Aunque el pintor sostiene que no entiende la política, su postura es firme al recomendar la independencia de los artistas frente al poder porque asegura que al gobierno tampoco le interesa la cultura, pero sostiene que esta puede ser factor del desarrollo. Fiel a esa postura apoya con decisión la iniciativa que en el poblado del Coacoyul encabeza el arquitecto Jesús Espino con el Museo del Coco, proyecto al que Leonel y su hermano Carlos han donado una obra monumental, un mural de más de 60 mil piezas de cerámica que cuenta múltiples historias que narran el origen, el trabajo, los sueños y las creencias de los costeños como el Galeón de Manila que surcó las aguas del Pacífico por dos siglos y medio llevando y trayendo mercaderías en las que se mezclaron razas y costumbres y apetencias de libertad, así como el portento de trasplantar las huertas de cocotero desde la costa asiática y africana hasta nuestras tierras, en una hazaña propia de héroes que hicieron del extenso y proceloso mar el camino para unir pueblos.

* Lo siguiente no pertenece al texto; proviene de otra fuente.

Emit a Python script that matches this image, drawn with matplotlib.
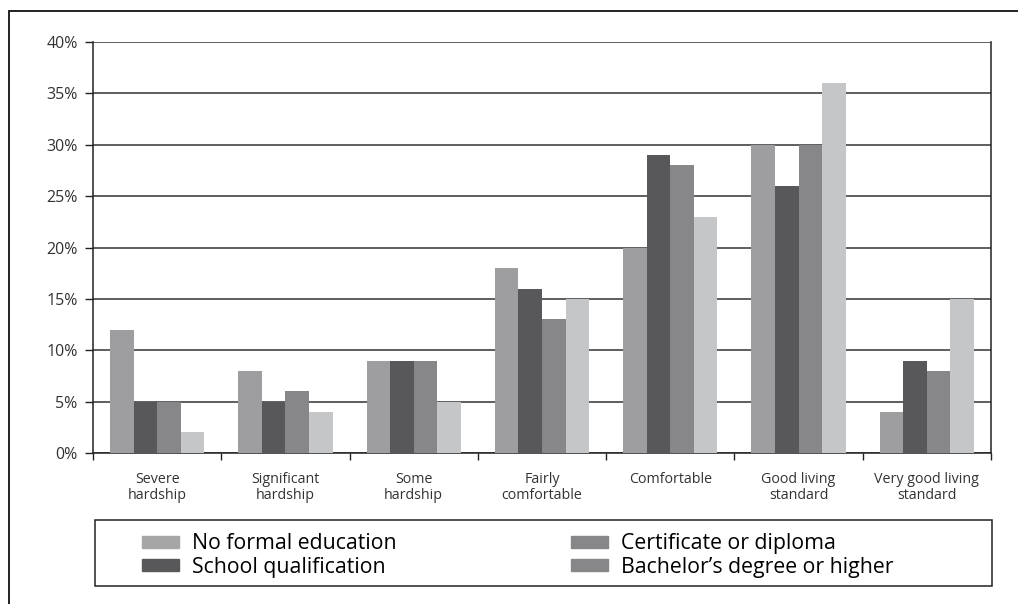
import numpy as np
import matplotlib
matplotlib.use('Agg')
import matplotlib.pyplot as plt
from matplotlib.patches import Patch, Rectangle
from matplotlib.ticker import PercentFormatter

plt.rcParams['font.family'] = ['Open Sans', 'DejaVu Sans']

categories = ['Severe\nhardship', 'Significant\nhardship', 'Some\nhardship',
              'Fairly\ncomfortable', 'Comfortable', 'Good living\nstandard',
              'Very good living\nstandard']
series_names = ['No formal education', 'School qualification',
                'Certificate or diploma', "Bachelor\u2019s degree or higher"]
no_formal = [12, 8, 9, 18, 20, 30, 4]
school = [5, 5, 9, 16, 29, 26, 9]
certificate = [5, 6, 9, 13, 28, 30, 8]
bachelor = [2, 4, 5, 15, 23, 36, 15]
yticks = [0, 5, 10, 15, 20, 25, 30, 35, 40]

bar_colors = ['#9e9ea0', '#58585a', '#87878a', '#c5c6c8']
# legend swatches as printed in the source (last one is mid grey there)
legend_colors = ['#a6a6a6', '#58585a', '#87878a', '#87878a']

W, H = 1018, 604
fig = plt.figure(figsize=(W / 100, H / 100), dpi=100)
ax = fig.add_axes([93 / W, 1 - 453 / H, (991 - 93) / W, (453 - 42) / H])

x = np.arange(len(categories))
bw = 0.184
all_vals = [no_formal, school, certificate, bachelor]
for i, vals in enumerate(all_vals):
    ax.bar(x + (i - 1.5) * bw, vals, width=bw, color=bar_colors[i],
           zorder=3, linewidth=0)

ax.set_xlim(-0.5, len(categories) - 0.5)
ax.set_ylim(0, 40)
ax.set_yticks(yticks)
ax.yaxis.set_major_formatter(PercentFormatter(decimals=0))
ax.grid(axis='y', color='#333333', linewidth=1.1, zorder=0)
ax.set_xticks(x)
ax.set_xticklabels(categories, fontsize=10.3, color='#333333', linespacing=1.05)
ax.set_xticks(np.arange(len(categories) + 1) - 0.5, minor=True)
ax.tick_params(axis='x', which='major', length=0, pad=14)
ax.tick_params(axis='x', which='minor', length=5, width=1, color='#222222')
ax.tick_params(axis='y', length=6, width=1, color='#222222',
               labelsize=11.5, labelcolor='#333333', pad=5)
for s in ['left', 'bottom', 'right']:
    ax.spines[s].set_color('#222222')
    ax.spines[s].set_linewidth(1.1)
ax.spines['top'].set_visible(False)

# legend box
fig.patches.append(Rectangle((95 / W, 1 - 586 / H), (992 - 95) / W, (586 - 520) / H,
                             transform=fig.transFigure, fill=False,
                             edgecolor='#222222', linewidth=1.1))
handles = [Patch(color=c) for c in legend_colors]
fig.legend(handles, series_names,
           ncol=2, loc='upper left', bbox_to_anchor=(140 / W, 1 - 531 / H),
           frameon=False, fontsize=15.3, handlelength=1.75, handleheight=0.5,
           handletextpad=0.6, columnspacing=8.2, labelspacing=0.12,
           borderaxespad=0, borderpad=0.1)

# outer border of the figure (left and top only visible)
fig.patches.append(Rectangle((9 / W, -0.1), 1.2, 1.1 - 11 / H,
                             transform=fig.transFigure, fill=False,
                             edgecolor='#111111', linewidth=1.3))

fig.savefig('out.png', dpi=100)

Todo el abigarrado de historias que cuenta el mural donde no faltan los chaneques y los nahuales, el demonio y la cruz para el despegue del proyecto del museo contiene experiencias del mundo que nuestro pintor vivió en países como Brasil, Francia, Estados Unidos y Portugal, donde ha expuesto sus obras, además de México, en Bellas Artes, en el Poliforum Siqueiros, en Morelia, en el Hospicio Cabañas de Guadalajara, Aguascalientes, Zacatecas y Cuernavaca.
Así de internacionales nos ha vuelto Leonel Maciel contando la vida de los costeños con su pulso, los pinceles y colores que ahora tenemos la fortuna de admirar.